Opening stage. Formations marching to their deployment positions. There are two attack directions. At first all seems to go well despite the single enemy cavalry roaming in open field.

Success is close! Enemy cavalry did wreak some havoc but it did not stop advance and deployment of our forces. Both at Plancenoit and near La Cote Haute enemy is outnumbered and nearly broken.

New enemy cavalry changes the odds near La Cote Haute. Our first attack is broken. Brigades of second wave must start from scratch. Note single enemy cavalry regiment slowing down our second wave (at least 2 brigades) marching to expand first success at Plancenoit. Meanwhile Nappy brings in French reinforcements to restore the situation in that area.

At La Cote Haute our forlorn infantry take heroic efforts to push back enemy cavalry supported by artillery. At Plancenoit our infantry once again is trying to seize the town. French are counter-attacking with bayonets!
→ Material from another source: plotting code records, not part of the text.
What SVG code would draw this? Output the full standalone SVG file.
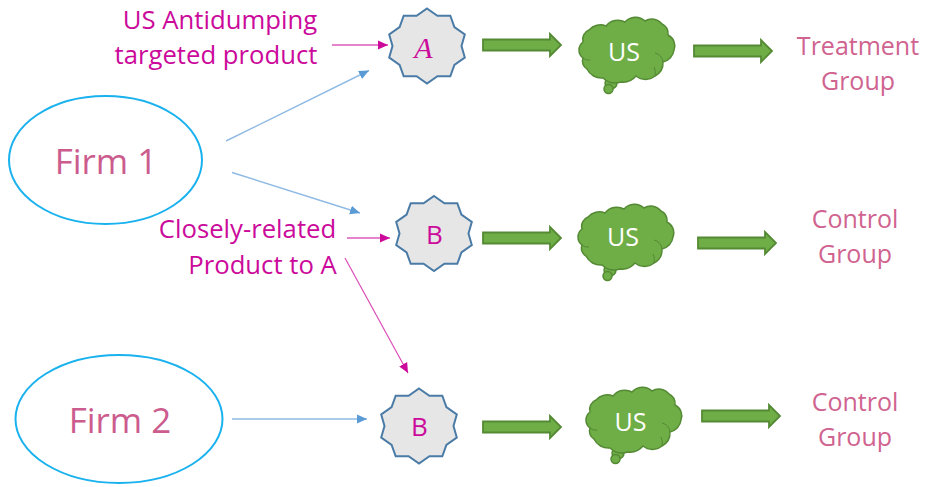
<svg xmlns="http://www.w3.org/2000/svg" width="925" height="487" viewBox="0 0 925 487">
<style>
text{font-family:"Open Sans","Noto Sans","Liberation Sans",sans-serif;text-anchor:middle}
.firm{fill:#fff;stroke:#1ab2ee;stroke-width:2}
.firmt{fill:#cc5c8e;font-size:35px}
.grp{fill:#d0638f;font-size:25px}
.mag{fill:#cb0a9b;font-size:25.700px}
.star{fill:#e6e6e6;stroke:#4a7ba6;stroke-width:2}
.cloud{fill:#6fad47;stroke:#548a34;stroke-width:1.500}
.crease{fill:none;stroke:#548a34;stroke-width:1}
.ba{fill:#6fad47;stroke:#548a34;stroke-width:1.800}
.us{fill:#fff;font-size:25px}
.bl{fill:none;stroke:#8fbae3;stroke-width:1.400;marker-end:url(#mb)}
.mg{fill:none;stroke:#cb0a9b;stroke-width:1.200;marker-end:url(#mm)}
</style>
<defs>
<marker id="mb" markerUnits="userSpaceOnUse" markerWidth="12" markerHeight="10" refX="10" refY="5" orient="auto"><path d="M0 0.500L10 5L0 9.500Z" fill="#5b9bd5"/></marker>
<marker id="mm" markerUnits="userSpaceOnUse" markerWidth="12" markerHeight="10" refX="10" refY="5" orient="auto"><path d="M0 0.500L10 5L0 9.500Z" fill="#cb0a9b"/></marker>
<path id="st" d="M0-37.500L10.400-30.200L23.300-30.300L27.400-19L37.800-11.600L34.500 0L37.800 11.600L27.400 19L23.300 30.300L10.400 30.200L0 37.500L-10.400 30.200L-23.300 30.300L-27.400 19L-37.800 11.600L-34.500 0L-37.800-11.600L-27.400-19L-23.300-30.300L-10.400-30.200Z"/>
<g id="cl">
<circle cx="32" cy="65" r="6"/><circle cx="29.500" cy="71" r="4.500"/>
<path d="M4 24A10 10 0 0 1 10 12A15 15 0 0 1 27 8A15 15 0 0 1 46 4A14 14 0 0 1 66 3A13 13 0 0 1 83 6A11 11 0 0 1 89 17A12 12 0 0 1 95 32A14 14 0 0 1 84 44A15 15 0 0 1 76 58A15 15 0 0 1 57 58A17 17 0 0 1 42 64A18 18 0 0 1 24 60A16 16 0 0 1 8 51A9 9 0 0 1 4 40A10 10 0 0 1 4 24Z"/>
<path class="crease" d="M84 44A10 10 0 0 0 76 35M76 58A12 12 0 0 0 75 49M4 40A8 8 0 0 0 11 42"/>
</g>
<path id="ar" d="M1-5.500H68V-11L79 0L68 11V5.500H1Z"/>
</defs>
<g id="connectors">
<path class="bl" d="M226 141L369 70.500"/>
<path class="bl" d="M232 172.500L360 213"/>
<path class="bl" d="M232 419L367 419"/>
<path class="mg" d="M332 45L388 45"/>
<path class="mg" d="M347 238L390 238"/>
<path class="mg" style="stroke:#dc4cb6" d="M345 258L408 373"/>
</g>
<g id="firm1"><ellipse class="firm" cx="105.500" cy="160" rx="96.500" ry="64"/><text class="firmt" x="106" y="174">Firm 1</text></g>
<g id="firm2"><ellipse class="firm" cx="119" cy="419" rx="103.500" ry="64"/><text class="firmt" x="120" y="433">Firm 2</text></g>
<g id="label-targeted"><text class="mag" x="220" y="29">US Antidumping</text><text class="mag" x="216" y="64">targeted product</text></g>
<g id="label-related"><text class="mag" x="247.500" y="238">Closely-related</text><text class="mag" x="262.500" y="273.500">Product to A</text></g>
<g id="product-a"><use href="#st" class="star" x="427" y="46"/><text x="423.500" y="58" style="font-family:'Liberation Serif',serif;font-style:italic;font-size:30px;fill:#cb0a9b">A</text></g>
<g id="product-b1"><use href="#st" class="star" x="434" y="233.500"/><text x="434.500" y="244" style="fill:#cb0a9b;font-size:26px">B</text></g>
<g id="product-b2"><use href="#st" class="star" x="419" y="426"/><text x="419.500" y="436" style="fill:#cb0a9b;font-size:26px">B</text></g>
<g id="arrows">
<use href="#ar" class="ba" x="482" y="45"/><use href="#ar" class="ba" x="693" y="51"/>
<use href="#ar" class="ba" x="482" y="238"/><use href="#ar" class="ba" x="697" y="243"/>
<use href="#ar" class="ba" x="482" y="427"/><use href="#ar" class="ba" x="701" y="416"/>
</g>
<g id="us1"><use href="#cl" class="cloud" x="579" y="18"/><text class="us" x="624" y="60.500">US</text></g>
<g id="us2"><use href="#cl" class="cloud" x="578" y="205"/><text class="us" x="623" y="246">US</text></g>
<g id="us3"><use href="#cl" class="cloud" x="586" y="388"/><text class="us" x="630.500" y="430.500">US</text></g>
<g id="group1"><text class="grp" x="858" y="55">Treatment</text><text class="grp" x="858" y="89.500">Group</text></g>
<g id="group2"><text class="grp" x="855" y="228">Control</text><text class="grp" x="855" y="263">Group</text></g>
<g id="group3"><text class="grp" x="855" y="411">Control</text><text class="grp" x="855" y="446">Group</text></g>
</svg>
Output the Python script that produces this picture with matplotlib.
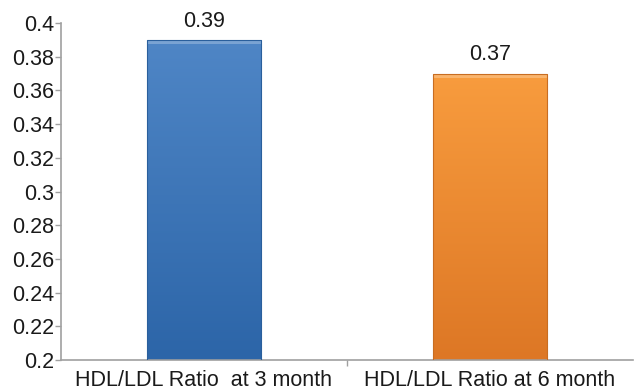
import numpy as np
import matplotlib
matplotlib.use("Agg")
import matplotlib.pyplot as plt
from matplotlib.colors import LinearSegmentedColormap

plt.rcParams['font.family'] = ['Liberation Sans', 'DejaVu Sans']

categories = ["HDL/LDL Ratio  at 3 month", "HDL/LDL Ratio at 6 month"]
values = [0.39, 0.37]
value_labels = ["0.39", "0.37"]
yticks = [0.2, 0.22, 0.24, 0.26, 0.28, 0.3, 0.32, 0.34, 0.36, 0.38, 0.4]
ytick_labels = ["0.2", "0.22", "0.24", "0.26", "0.28", "0.3", "0.32", "0.34", "0.36", "0.38", "0.4"]

top_colors = ["#4f86c6", "#f89c3e"]
bottom_colors = ["#2c65a8", "#dd7725"]
edge_colors = ["#2a5f9c", "#c86d22"]

fs = 15.5

fig = plt.figure(figsize=(6.44, 3.92), dpi=100)
ax = fig.add_axes([0.0947, 0.0816, 0.888, 0.8596])

x = np.arange(len(categories))
width = 0.4
ymin, ymax = 0.2, 0.4

bars = ax.bar(x, [v - ymin for v in values], width=width, bottom=ymin,
              color="none", edgecolor="none", zorder=2)

grad = np.linspace(0, 1, 256).reshape(-1, 1)
for bar, tc, bc, ec in zip(bars, top_colors, bottom_colors, edge_colors):
    x0, y0 = bar.get_x(), bar.get_y()
    w, h = bar.get_width(), bar.get_height()
    cmap = LinearSegmentedColormap.from_list("g", [bc, tc])
    im = ax.imshow(grad, extent=[x0, x0 + w, y0, y0 + h], origin="lower",
                   cmap=cmap, aspect="auto", zorder=2, interpolation="bicubic")
    clip = plt.Rectangle((x0, y0), w, h, transform=ax.transData)
    im.set_clip_path(clip)
    # bevelled top highlight
    ax.fill_between([x0, x0 + w], y0 + h - 0.0025, y0 + h,
                    color="white", alpha=0.25, lw=0, zorder=3)
    ax.add_patch(plt.Rectangle((x0, y0), w, h, fill=False,
                               edgecolor=ec, lw=0.8, zorder=4))

for xi, v, lab in zip(x, values, value_labels):
    ax.annotate(lab, (xi, v), xytext=(0, 6), textcoords="offset points",
                ha="center", va="bottom", fontsize=fs, color="#1a1a1a")

ax.set_xlim(-0.5, 1.5)
ax.set_ylim(ymin, ymax)
ax.set_yticks(yticks)
ax.set_yticklabels(ytick_labels, fontsize=fs, color="#1a1a1a")
ax.set_xticks(x)
ax.set_xticklabels(categories, fontsize=fs, color="#1a1a1a")
ax.tick_params(axis="x", length=0, pad=7)
ax.tick_params(axis="y", length=4, width=1, color="#a0a0a0", pad=1)
ax.set_xticks([0.5], minor=True)
ax.tick_params(axis="x", which="minor", length=4, width=1, color="#a0a0a0")

for s in ["top", "right"]:
    ax.spines[s].set_visible(False)
for s in ["left", "bottom"]:
    ax.spines[s].set_color("#a0a0a0")
    ax.spines[s].set_linewidth(1.2)

fig.savefig("out.png", dpi=100)
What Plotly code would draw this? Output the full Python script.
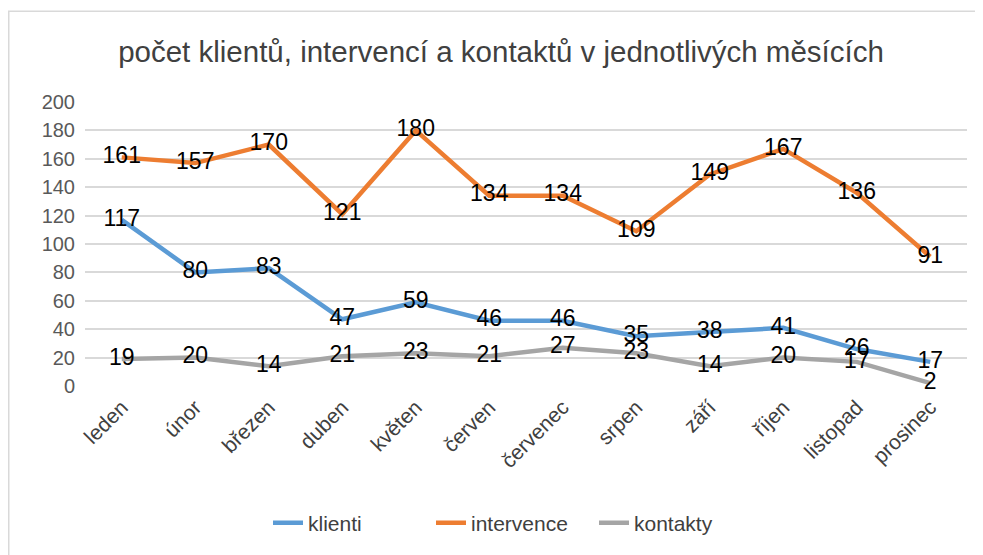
import plotly.graph_objects as go

months = ["leden", "únor", "březen", "duben", "květen", "červen", "červenec",
          "srpen", "září", "říjen", "listopad", "prosinec"]
klienti = [117, 80, 83, 47, 59, 46, 46, 35, 38, 41, 26, 17]
intervence = [161, 157, 170, 121, 180, 134, 134, 109, 149, 167, 136, 91]
kontakty = [19, 20, 14, 21, 23, 21, 27, 23, 14, 20, 17, 2]
y_ticks = list(range(0, 201, 20))

FONT = "Liberation Sans, Arial, sans-serif"
series = [("klienti", klienti, "#5B9BD5"),
          ("intervence", intervence, "#ED7D31"),
          ("kontakty", kontakty, "#A5A5A5")]

fig = go.Figure()
for name, vals, col in series:
    fig.add_trace(go.Scatter(
        x=months, y=vals, name=name, mode="lines+text",
        line=dict(color=col, width=4.5),
        text=[str(v) for v in vals], textposition="middle center",
        textfont=dict(family=FONT, size=23, color="#000000"),
        cliponaxis=False,
    ))

# page body has an 8px margin; compensate so the page matches pixel positions
OFF = 8
W, H = 983 - OFF, 555 - OFF
L, R, T, B = 85 - OFF, 983 - 967, 102 - OFF, 555 - 388
pw, ph = W - L - R, H - T - B

fig.update_layout(
    width=W, height=H,
    margin=dict(l=L, r=R, t=T, b=B),
    paper_bgcolor="white", plot_bgcolor="white",
    font=dict(family=FONT, color="#595959"),
    title=dict(text="počet klientů, intervencí a kontaktů v jednotlivých měsících",
               x=(501 - OFF) / W, xref="container", xanchor="center",
               y=1 - (52 - OFF) / H, yref="container", yanchor="middle",
               font=dict(family=FONT, size=29.5, color="#404040")),
    showlegend=True,
    legend=dict(orientation="h", x=(273 - 5 - OFF - L) / pw, xanchor="left",
                y=-(526 - 388) / ph, yanchor="middle",
                font=dict(family=FONT, size=21, color="#404040"),
                entrywidth=118, entrywidthmode="pixels",
                traceorder="normal"),
    xaxis=dict(type="category", range=[-0.5, 11.5], tickangle=-45,
               tickfont=dict(family=FONT, size=21, color="#404040"),
               showgrid=False, showline=False, ticks="", zeroline=False,
               ticklabelstandoff=4),
    yaxis=dict(range=[0, 200], tickvals=y_ticks,
               tickfont=dict(family=FONT, size=20, color="#595959"),
               showgrid=True, gridcolor="#D9D9D9", gridwidth=1.5,
               zeroline=False, showline=False, ticks="", ticklen=0,
               ticklabelstandoff=9),
    shapes=[dict(type="rect", xref="paper", yref="paper",
                 x0=(0.75 - L) / pw, x1=(W + 20 - L) / pw,
                 y0=-(H + 20 - (H - B)) / ph, y1=1 + (T - (10.5 - OFF)) / ph,
                 line=dict(color="#D9D9D9", width=1.5), layer="below")],
)

fig.write_html("out.html")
Success: La Cote Haute taken! Enemy forced to retreat. But the French threw out our infantry from Plancenoit town. Firefight north of Plancenoit Church is growing in strength. Some of our battalions start to waver. Frenches try to deliver decisive blow going once again on bayonets... but are forced to pull back! Both sides are exhaused, majority of units is demoralized and unable to engage enemy. The intensity of battle is declining. Night covers bodies of killed but makes the moans of wounded even more horrifying. It is time to count casualties and bring back some order in ranks... above all Ordnung muss sein.